What to produce
Print the listing from its top line through the line containing "plt.rcParams['font.family'] = ['Lato', 'DejaVu", nothing more, and leave out the pictures.

* * *

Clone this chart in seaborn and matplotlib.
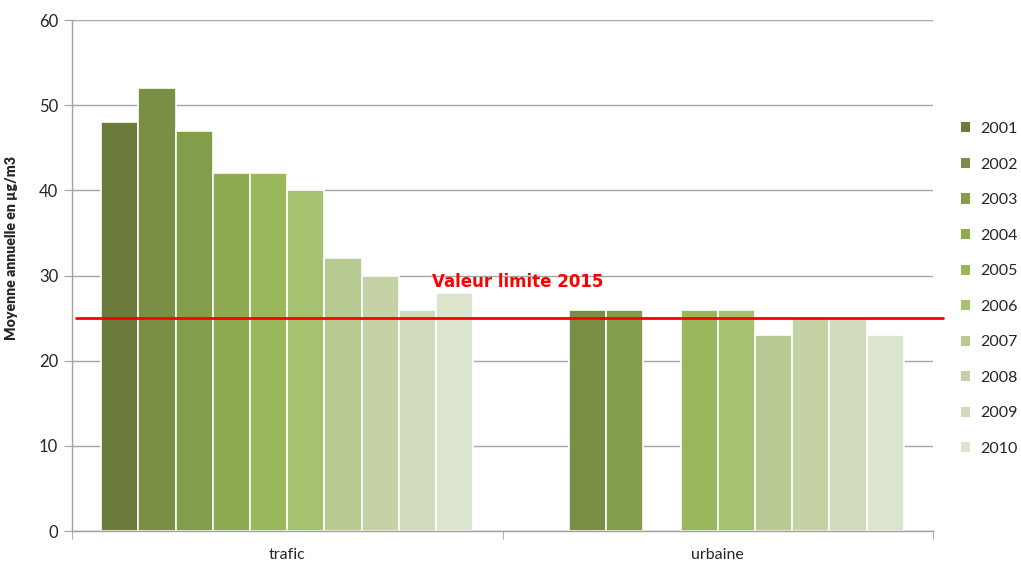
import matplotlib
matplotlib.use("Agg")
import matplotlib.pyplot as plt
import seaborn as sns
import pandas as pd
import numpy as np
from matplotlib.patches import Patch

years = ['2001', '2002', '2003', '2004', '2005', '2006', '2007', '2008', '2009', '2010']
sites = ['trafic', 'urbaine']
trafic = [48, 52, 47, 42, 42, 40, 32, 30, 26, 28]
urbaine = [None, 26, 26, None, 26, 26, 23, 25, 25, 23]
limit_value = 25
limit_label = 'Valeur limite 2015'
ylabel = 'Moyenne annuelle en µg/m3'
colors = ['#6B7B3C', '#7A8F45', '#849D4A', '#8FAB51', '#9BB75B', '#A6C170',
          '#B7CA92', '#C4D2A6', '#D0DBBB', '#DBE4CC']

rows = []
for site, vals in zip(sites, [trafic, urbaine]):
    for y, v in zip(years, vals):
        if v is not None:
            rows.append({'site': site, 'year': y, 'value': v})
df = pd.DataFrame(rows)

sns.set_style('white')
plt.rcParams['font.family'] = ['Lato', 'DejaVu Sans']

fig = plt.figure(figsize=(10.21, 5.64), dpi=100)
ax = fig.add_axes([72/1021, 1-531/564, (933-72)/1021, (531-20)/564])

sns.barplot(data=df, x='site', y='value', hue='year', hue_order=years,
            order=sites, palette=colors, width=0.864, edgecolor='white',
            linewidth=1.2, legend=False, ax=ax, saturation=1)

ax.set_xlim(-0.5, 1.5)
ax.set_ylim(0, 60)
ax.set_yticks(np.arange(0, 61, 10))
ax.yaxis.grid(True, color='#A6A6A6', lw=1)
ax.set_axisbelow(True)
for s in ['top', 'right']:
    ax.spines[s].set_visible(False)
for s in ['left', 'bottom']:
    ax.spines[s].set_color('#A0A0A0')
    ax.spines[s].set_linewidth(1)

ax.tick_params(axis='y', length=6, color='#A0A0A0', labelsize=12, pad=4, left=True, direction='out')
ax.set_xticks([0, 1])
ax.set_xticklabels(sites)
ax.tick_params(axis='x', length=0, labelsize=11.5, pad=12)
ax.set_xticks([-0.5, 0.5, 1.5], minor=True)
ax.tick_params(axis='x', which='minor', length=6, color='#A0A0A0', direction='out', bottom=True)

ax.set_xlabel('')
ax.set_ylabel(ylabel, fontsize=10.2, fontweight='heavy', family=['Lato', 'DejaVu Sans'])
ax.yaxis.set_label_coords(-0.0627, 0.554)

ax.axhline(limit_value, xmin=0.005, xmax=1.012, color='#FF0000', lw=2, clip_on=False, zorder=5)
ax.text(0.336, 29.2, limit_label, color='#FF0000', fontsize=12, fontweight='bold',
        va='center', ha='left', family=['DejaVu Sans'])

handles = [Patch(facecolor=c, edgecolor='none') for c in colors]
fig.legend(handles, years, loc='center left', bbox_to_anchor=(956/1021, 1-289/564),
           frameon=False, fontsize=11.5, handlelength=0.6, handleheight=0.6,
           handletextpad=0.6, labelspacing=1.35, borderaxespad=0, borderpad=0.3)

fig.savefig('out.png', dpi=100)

* * *

Task result
Clone this chart in seaborn and matplotlib.
import matplotlib
matplotlib.use("Agg")
import matplotlib.pyplot as plt
import seaborn as sns
import pandas as pd
import numpy as np
from matplotlib.patches import Patch

years = ['2001', '2002', '2003', '2004', '2005', '2006', '2007', '2008', '2009', '2010']
sites = ['trafic', 'urbaine']
trafic = [48, 52, 47, 42, 42, 40, 32, 30, 26, 28]
urbaine = [None, 26, 26, None, 26, 26, 23, 25, 25, 23]
limit_value = 25
limit_label = 'Valeur limite 2015'
ylabel = 'Moyenne annuelle en µg/m3'
colors = ['#6B7B3C', '#7A8F45', '#849D4A', '#8FAB51', '#9BB75B', '#A6C170',
          '#B7CA92', '#C4D2A6', '#D0DBBB', '#DBE4CC']

rows = []
for site, vals in zip(sites, [trafic, urbaine]):
    for y, v in zip(years, vals):
        if v is not None:
            rows.append({'site': site, 'year': y, 'value': v})
df = pd.DataFrame(rows)

sns.set_style('white')
plt.rcParams['font.family'] = ['Lato', 'DejaVu Sans']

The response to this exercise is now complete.